Alla Corte può ricorrere:

ogni Stato aderente (ricorso interstatale) qualora ritenga che un altro Stato non abbia osservato le disposizioni della Convenzione e dei suoi Protocolli;
ogni persona fisica (ricorso individuale), ogni organizzazione non governativa o gruppo di privati che si ritenga vittima di una violazione da parte di uno Stato aderente dei diritti riconosciuti dalla Convenzione o dai suoi Protocolli.
La Corte di Strasburgo non è l’unica possibilità per far valere i diritti dell’uomo; infatti, dalla lettura combinata degli artt. 13 e 35, si deduce che è considerata l’ultima possibilità dopo il diniego di giustizia nel proprio Paese. Infatti, secondo l’art. 13 “Ogni persona i cui diritti e le cui libertà riconosciuti nella presenta Convenzione siano stati violati, ha diritto ad un ricorso effettivo davanti ad un’istanza nazionale anche quando la violazione sia stata commessa da persone che agiscono nell’esercizio delle loro funzioni istituzionali”; mentre l’art. 35, 1 comma, statuisce che “La Corte non può essere adita se non dopo l’esaurimento delle vie di ricorso interne, qual è inteso secondo i principi di diritto internazionale generalmente riconosciuti ed entro un periodo di sei mesi a partire dalla data della decisione interna definitiva”.

La procedura davanti alla Corte è pubblica ed in contraddittorio.

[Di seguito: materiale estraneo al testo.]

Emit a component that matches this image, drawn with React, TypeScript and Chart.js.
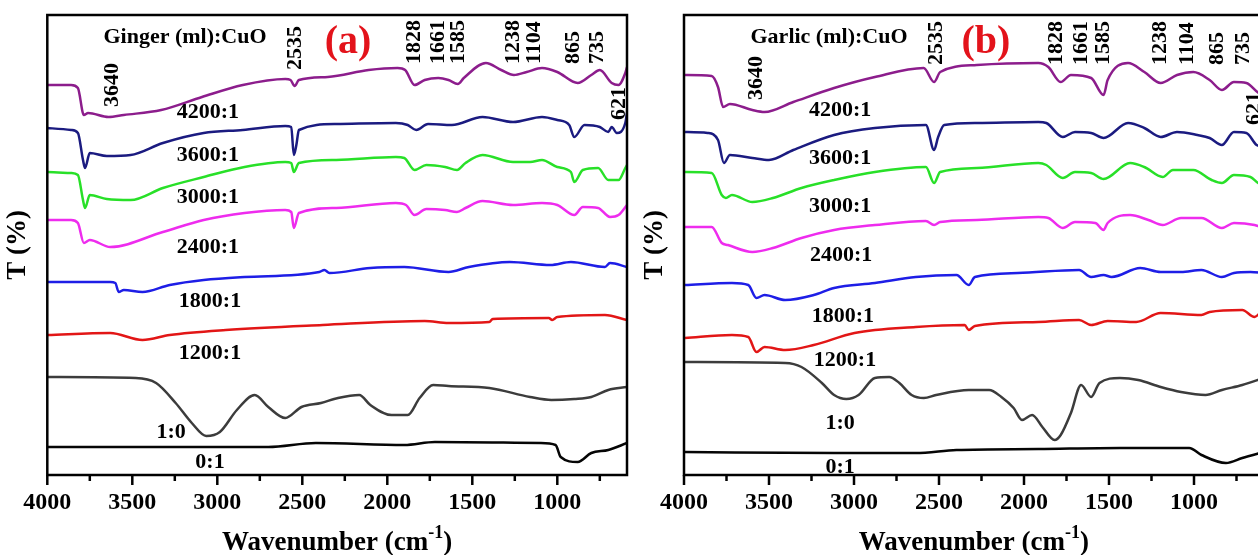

Le udienze sono pubbliche a meno che la Camera o la Grande Camera non decidano in altro modo in virtù di circostanze eccezionali.

Le sentenze delle Camere sono definitive:

quando le parti dichiarano che non rinvieranno il caso alla Grande Camera;
tre mesi dopo la data della sentenza, se non è stato richiesto il rinvio alla Grande Camera;
se il Collegio della Grande Camera respinge una richiesta di rinvio formulata entro tre mesi dalla data della sentenza di una Camera.
Le sentenze della Grande Camera sono sempre definitive.

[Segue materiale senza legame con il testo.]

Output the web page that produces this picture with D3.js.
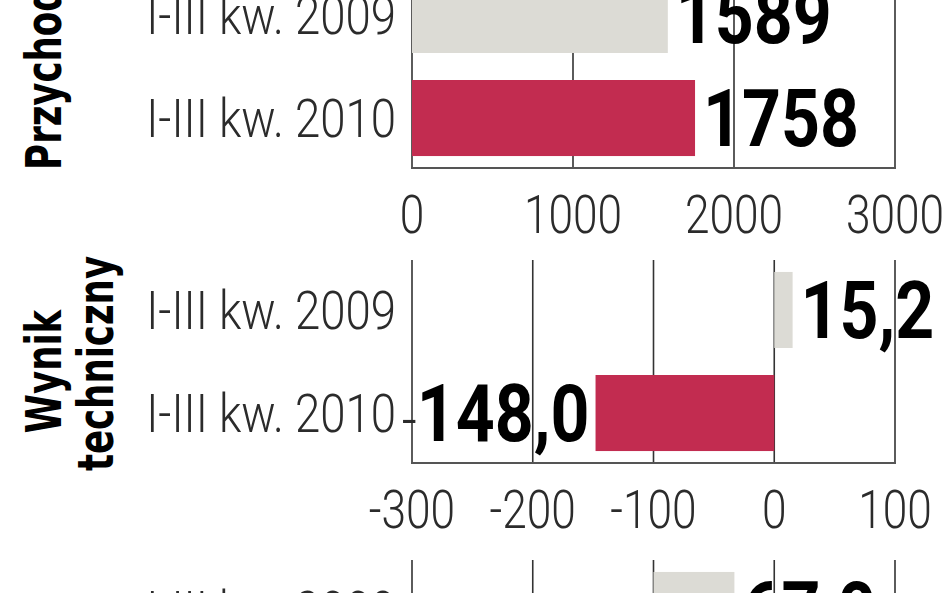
<!DOCTYPE html>
<html>
<head>
<meta charset="utf-8">
<script src="https://cdnjs.cloudflare.com/ajax/libs/d3/7.8.5/d3.min.js"></script>
<style>
  body { margin: 0; background: #fff; }
  svg { display: block; }
  .thin { font-family: Roboto, "DejaVu Sans", sans-serif; font-weight: 300; fill: #2b2b2b; }
  .bold { font-family: Roboto, "DejaVu Sans", sans-serif; font-weight: bold; fill: #000; }
  .title { font-family: "DejaVu Sans Condensed", "DejaVu Sans", sans-serif; font-weight: bold; fill: #000; }
</style>
</head>
<body>
<svg width="948" height="593"></svg>
<script>
// Data
var categories = ['I-III kw. 2009', 'I-III kw. 2010'];
var revenue = [1589, 1758];
var technicalResult = [15.2, -148.0];
var thirdResult = [67.0, null];   // second value is outside the crop

var revenueTicks = [0, 1000, 2000, 3000];
var technicalTicks = [-300, -200, -100, 0, 100];
var thirdTicks = [-200, -100, 0, 100, 200];

var panelTitles = [['Przychody'], ['Wynik', 'techniczny'], []];

var barColors = ['#dcdbd5', '#c22c50'];

var svg = d3.select('svg');

// Layout
var plotLeft = 412, plotRight = 895;
var panelHeight = 203;
var panelTops = [-35, 260, 560];
var squeeze = 0.835;      // fonts are narrower in the original

var panels = [
    {values: revenue, ticks: revenueTicks, decimals: 0, title: panelTitles[0]},
    {values: technicalResult, ticks: technicalTicks, decimals: 1, title: panelTitles[1]},
    {values: thirdResult, ticks: thirdTicks, decimals: 1, title: panelTitles[2]}
];

function formatValue(v, decimals) {
    return Math.abs(v).toFixed(decimals).replace('.', ',');
}

panels.forEach(function(p, i) {
    var top = panelTops[i];
    var bottom = top + panelHeight;

    var xScale = d3.scaleLinear()
        .domain(d3.extent(p.ticks))
        .range([plotLeft, plotRight]);

    var yScale = d3.scaleBand()
        .domain(categories)
        .range([top, bottom])
        .paddingInner(0.262)
        .paddingOuter(0.116);

    var g = svg.append('g');

    // vertical grid lines (incl. left and right frame)
    g.selectAll('.grid')
        .data(p.ticks)
        .enter().append('line')
        .attr('x1', function(d) { return xScale(d); })
        .attr('x2', function(d) { return xScale(d); })
        .attr('y1', top)
        .attr('y2', bottom)
        .attr('stroke', '#333')
        .attr('stroke-width', 1.6);

    // bottom axis line
    g.append('line')
        .attr('x1', xScale.range()[0] - 1).attr('x2', xScale.range()[1] + 1)
        .attr('y1', bottom).attr('y2', bottom)
        .attr('stroke', '#555')
        .attr('stroke-width', 2);

    var rows = categories.map(function(c, j) {
        return {cat: c, value: p.values[j], idx: j};
    }).filter(function(d) { return d.value !== null; });

    // bars
    g.selectAll('.bar')
        .data(rows)
        .enter().append('rect')
        .attr('x', function(d) { return xScale(Math.min(0, d.value)); })
        .attr('y', function(d) { return yScale(d.cat); })
        .attr('width', function(d) { return Math.abs(xScale(d.value) - xScale(0)); })
        .attr('height', yScale.bandwidth())
        .attr('fill', function(d) { return barColors[d.idx]; });

    // category labels
    g.selectAll('.cat')
        .data(categories)
        .enter().append('text')
        .attr('class', 'thin')
        .attr('transform', function(d) {
            return 'translate(' + [396, yScale(d) + yScale.bandwidth() / 2] + ') scale(0.86,1)';
        })
        .attr('dy', '0.35em')
        .attr('text-anchor', 'end')
        .style('font-size', '53px')
        .text(function(d) { return d; });

    // value labels
    var labels = g.selectAll('.val')
        .data(rows)
        .enter().append('text')
        .attr('class', 'bold')
        .attr('transform', function(d) {
            var x = d.value >= 0 ? xScale(d.value) + 8 : xScale(d.value) - 6;
            return 'translate(' + [x, yScale(d.cat) + yScale.bandwidth() / 2] + ') scale(0.85,1)';
        })
        .attr('dy', '0.35em')
        .attr('text-anchor', function(d) { return d.value >= 0 ? 'start' : 'end'; })
        .style('font-size', '80px');
    labels.filter(function(d) { return d.value < 0; })
        .append('tspan')
        .style('font-weight', '300')
        .style('font-size', '62px')
        .attr('fill', '#2b2b2b')
        .text('-');
    labels.append('tspan')
        .text(function(d) { return formatValue(d.value, p.decimals); });

    // tick labels
    g.selectAll('.tick')
        .data(p.ticks)
        .enter().append('text')
        .attr('class', 'thin')
        .attr('transform', function(d) {
            return 'translate(' + [xScale(d), bottom + 65] + ') scale(' + squeeze + ',1)';
        })
        .attr('text-anchor', 'middle')
        .style('font-size', '53px')
        .text(function(d) { return d; });

    // rotated panel title
    var cy = top + panelHeight / 2;
    p.title.forEach(function(line, k) {
        var shift = p.title.length > 1 ? 10 - k * 8 : 0;
        g.append('text')
            .attr('class', 'title')
            .attr('transform', 'translate(' + [61 + k * 52, cy + shift] + ') rotate(-90) scale(0.79,1)')
            .attr('text-anchor', 'middle')
            .style('font-size', '50px')
            .text(line);
    });
});
</script>
</body>
</html>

Che tipo di valore hanno le sentenze della Corte?

Tutte le sentenze definitive della Corte sono vincolanti per gli Stati che hanno preso parte alle controversie. Il Comitato dei Ministri del Consiglio d’Europa è preposto al controllo dell’esecuzione delle sentenze definitive; deve, quindi, verificare che lo Stato condannato adotti le misure necessarie per adempiere gli obblighi derivanti dalle sentenze stesse.